Small Wars Journal

Asia Security Watch: Sovereignty and National Defense

Thu, 01/05/2012 - 5:10pm

Asia Security Watch: Sovereignty and National Defense

by Adam Elkus

Japan Security Watch New Pacific Institute

As the year comes to a close, discussion of America national security policy has focused on the “pivot” to Asia. Yet, while America is interested primarily in the region as a national security concern, policymakers are less interested necessarily in the divide between America and many Asian states over national security policy. As William Overholt noted in his book on the United States and the new Asian geopolitics, regional tolerance of political pluralism is one of the larger divides between the United States and Asian states. The United States tends to believe that states with a different regime type naturally pose more of a danger than others, a view not generally shared by many in Asia.

Some in the US also believe that a new globalized order demands a stronger role abroad in producing security through political and military intervention to protect vulnerable populations and build capacity in troubled regions. Lastly, a strain of American political thought since Wilson has held that exporting democracy is beneficial to American national security.

As the United States shifts its security focus back to Asia, it may benefit from a serious consideration of the national security philosophies of the other states in the region. Ten years of third-party state-building and democracy promotion later, the United States has little success other than the defeat of al-Qaeda. Genuine revolutionary change in the Middle East, in turn, occured due to endogenous rather than external dynamics. Amid the proliferation of new proposed national security doctrines, some American thinkers have turned to a admittedly old-school solution.

In their new book The Sovereignty Solution, Naval Postgraduate Institute (NPS) scholar Anna Simons and her co-authors develop an approach to global security rooted around an odd idea: every state should have the right to order itself internally under its own preferences and in turn bares responsibility for all acts of aggression that transgress the sovereignty of others.
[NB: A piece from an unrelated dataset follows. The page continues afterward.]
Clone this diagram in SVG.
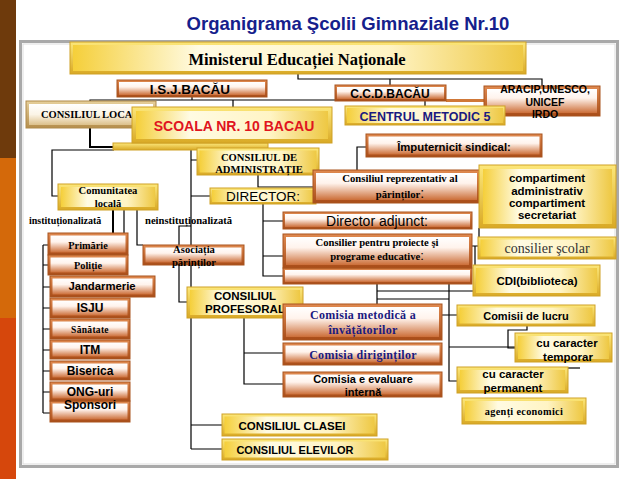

This implies tolerance for a range of governmental types, an end to expeditionary state-building (direct and indirect), and an approach to warfare built on breaking states that misbehave with conventional capabilities rather than a “whole of government” approach. While a national defense policy built around such ideas may or may not be sensible, it certainly is at variance with many cherished ideas in American and Western national security policy. To name a few, the strong and weak versions of the Responsibility to Protect and the commonly held philosophy that all foreign events are interconnected and thus of American concern.

Comments

Bill C.

Fri, 01/06/2012 - 11:11am

From the last paragraph of the main article above:

"Every state should have the right to order itself internally under its own preferences and in turn bares responsibility for all acts of aggression that transgress the sovereignty of others."

This completely misses the point.

Our concern, re: the internal order of states and societies, relates to whether such states and societies are internally organized, ordered and designed to be optimally "open," "accessable" and "useable" (both the governments and the populations); this, so that they might adequately provide for and meet the needs of the rapidly expanding more-modern/more-globalized world.

Thus:

a. If states had the authority to order themselves internally as they might desire, and

b. If they choose, based in this authority, to become closed, exclusive, inaccessable and, otherwise, not optimally open and usable by the more-modern/more-globalized world,

Then such would directly threaten the national security of not only of the United States but also that of most other countries.

Accordingly, "sovereignty" as we knew it -- and a state's authority to order itself internally as it might desire -- this must be understood as being something of an obsolete and outdated concept; as today, states and societies must be organized, ordered, oriented and configured so that they might adequately provide for the requirements of the more-integrated, more-inter-dependent world at-large.